Postel's subtitle evokes, no doubt intentionally, Gunnar Myrdal's classic study of American racism, An American Dilemma, published in 1944. For Myrdal, the dilemma was essentially psychological. It existed in the divided mind of white Americans who professed a commitment to equality yet refused to acknowledge how the condition of black Americans made a mockery of the country's egalitarian ideals. The dilemma that Postel asks us to confront is somewhat different: the fact that the post–Civil War farmers', women's, and labor movements, all committed rhetorically to equality and solidarity, could not escape—indeed, often embraced—the trap of racial exclusion.

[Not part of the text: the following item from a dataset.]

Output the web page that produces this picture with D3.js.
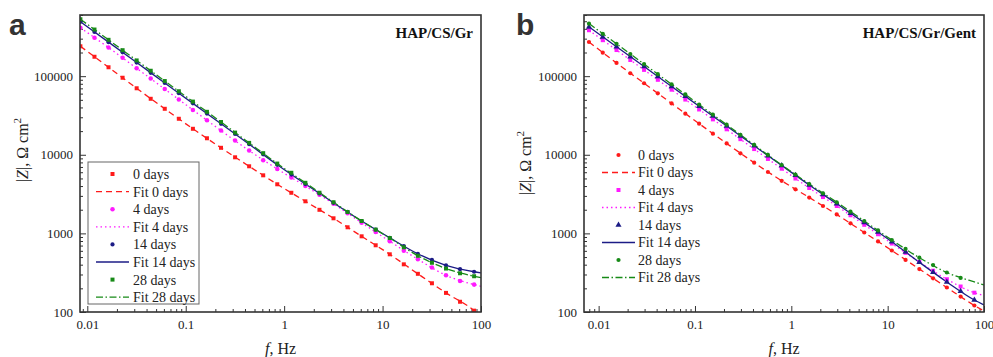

Today, the Grange survives in some rural areas as a social center rather than a political movement. The WCTU continues to exist but has long since been superseded by other groups demanding gender equality. The Knights of Labor disappeared long ago, but its principle of solidarity among all laborers inspired movements from the Industrial Workers of the World to the Congress of Industrial Organizations as well as today's fight to raise the minimum wage.

Thanks to Occupy Wall Street, the presidential campaigns of Vermont Senator Bernie Sanders, the work of the French economist Thomas Piketty, and more generally the dysfunctionality of contemporary capitalism, equality—or the widespread lack thereof—again occupies a prominent place in political debate. Beyond the fate of the individual organizations it covers, Equality reminds us of a homegrown radical heritage that critics of today's deeply unequal America can be inspired by and must improve upon. The ideal of equality remains as radical as it was in Jefferson's day. But equality limited to some is not equality.